En l’espace de 48 heures, François Legault a enterré, coup sur coup, au propre comme au figuré, sa promesse de réformer le mode de scrutin et… le député libéral Pierre Arcand ! Dans les deux cas, on peut présumer qu’il s’agit d’excès d’arrogance de la part d’un homme dont le parti caracole en tête des sondages.

À la décharge du premier ministre, il a rapidement présenté ses excuses à Pierre Arcand, après avoir feint la surprise parce que celui-ci n’était « pas mort ».

N’empêche que l’élu libéral s’est dit ébranlé par ce que François Legault a qualifié de « mauvaise blague ». Selon Pierre Arcand, c’était plutôt « un coup en bas de la ceinture ». Et « à un moment donné », il doit y avoir « une limite à l’arrogance », a-t-il ajouté.

Il est aussi permis de voir de l’arrogance dans la façon dont la CAQ a enterré sa promesse de réforme du mode de scrutin au Québec.

« On se rend compte que ce n’est vraiment pas la priorité des Québécois. Il n’y a personne qui se bouscule dans les autobus, au Québec, pour changer le mode de scrutin », a déclaré mardi le premier ministre. Il confirmait ainsi que cette réforme, morte en décembre dernier, repose maintenant dix pieds sous terre.

Voyez ce qu’il a répondu lorsqu’on lui a fait remarquer qu’une fois réélu, il aurait le loisir de relancer ce dossier : « J’ai toujours dit que j’écoute les Québécois, bien, ce que j’entends des Québécois, c’est, à part quelques personnes qui sont dans la bulle politique, il n’y a pas d’appétit, dans la population en général, pour changer le mode de scrutin. »

Il n’est pire aveugle que celui qui ne veut pas voir.

François Legault sait pourtant très bien que ça n’a jamais été LA priorité des Québécois.
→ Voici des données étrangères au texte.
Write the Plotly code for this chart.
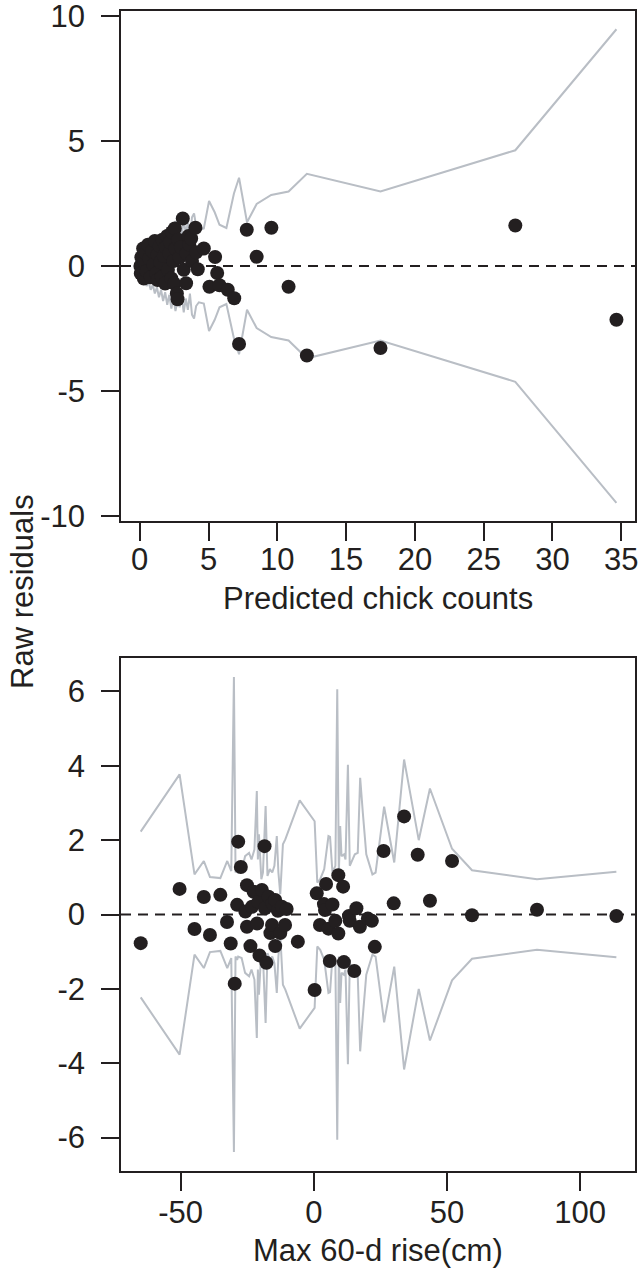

Et que même si ça n’empêche personne de dormir la nuit, ça ne veut pas dire que ce n’est pas important.

Le pire, c’est qu’après avoir soutenu qu’elle ne ferait pas « comme Justin Trudeau » – qui avait abandonné sa promesse en cours de route –, la CAQ tente maintenant de nous faire croire qu’elle n’a jamais promis de réforme, ce qui est absolument faux.

Le plus ironique, c’est que ce dossier ne serait probablement pas revenu embêter la CAQ si le parti… n’était pas si populaire.

Car la domination de la CAQ, jumelée à la multiplication des partis politiques à Québec, permet d’illustrer de façon plus éloquente qu’auparavant l’ampleur de la distorsion provoquée au Parlement par le mode de scrutin actuel.

Le parti obtient actuellement l’appui de 44 % des Québécois, ce qui pourrait se traduire par la récolte d’une centaine de sièges (sur les 125 que compte l’Assemblée nationale) lors du scrutin d’octobre prochain, soit 80 %.

Si quelqu’un tentait de reproduire cette distorsion sur une guitare électrique, plusieurs se boucheraient les oreilles.

En conséquence, la consultation promise sur le mode de scrutin est plus urgente que jamais.

PHOTO EDOUARD PLANTE-FRÉCHETTE, ARCHIVES LA PRESSE

Pascal Bérubé, chef parlementaire du Parti québécois

Le cri du cœur lancé à ce sujet par Pascal Bérubé, qui pourrait être un des seuls députés du Parti québécois élus à l’Assemblée nationale en cas de raz-de-marée caquiste en octobre prochain, est compréhensible.

Il rappelle d’ailleurs celui de René Lévesque en 1970. Le Parti québécois avait terminé en quatrième place et n’avait obtenu que 7 élus (sur 108) pour 23 % des voix, alors que les libéraux de Robert Bourassa triomphaient avec 72 députés pour 45 % des voix, a rappelé le professeur Julien Verville récemment dans un essai fort instructif sur l’histoire de la réforme du mode de scrutin au Québec.1

« Au nom d’un quart de l’électorat, dangereusement réduit à un quinzième de la représentation parlementaire, puis-je souligner enfin l’urgence criante d’une réforme vigoureuse du système et de la carte qui transforme ainsi la démocratie en faux semblant », avait alors écrit René Lévesque à un Robert Bourassa fraîchement élu.

C’était il y a 50 ans. Et personne, depuis, n’a jamais osé modifier le mode de scrutin.

Après les élections d’octobre prochain, plusieurs chefs de partis de l’opposition pourraient être forcés de faire un constat similaire à celui de René Lévesque.

Dans ces circonstances, puisse la CAQ se laisser convaincre une fois de plus de l’urgence criante d’une réforme.

1 Réforme du mode de scrutin au Québec : Trajectoires gouvernementales et pistes de réflexion, paru aux Presses de l’Université du Québec en 2020.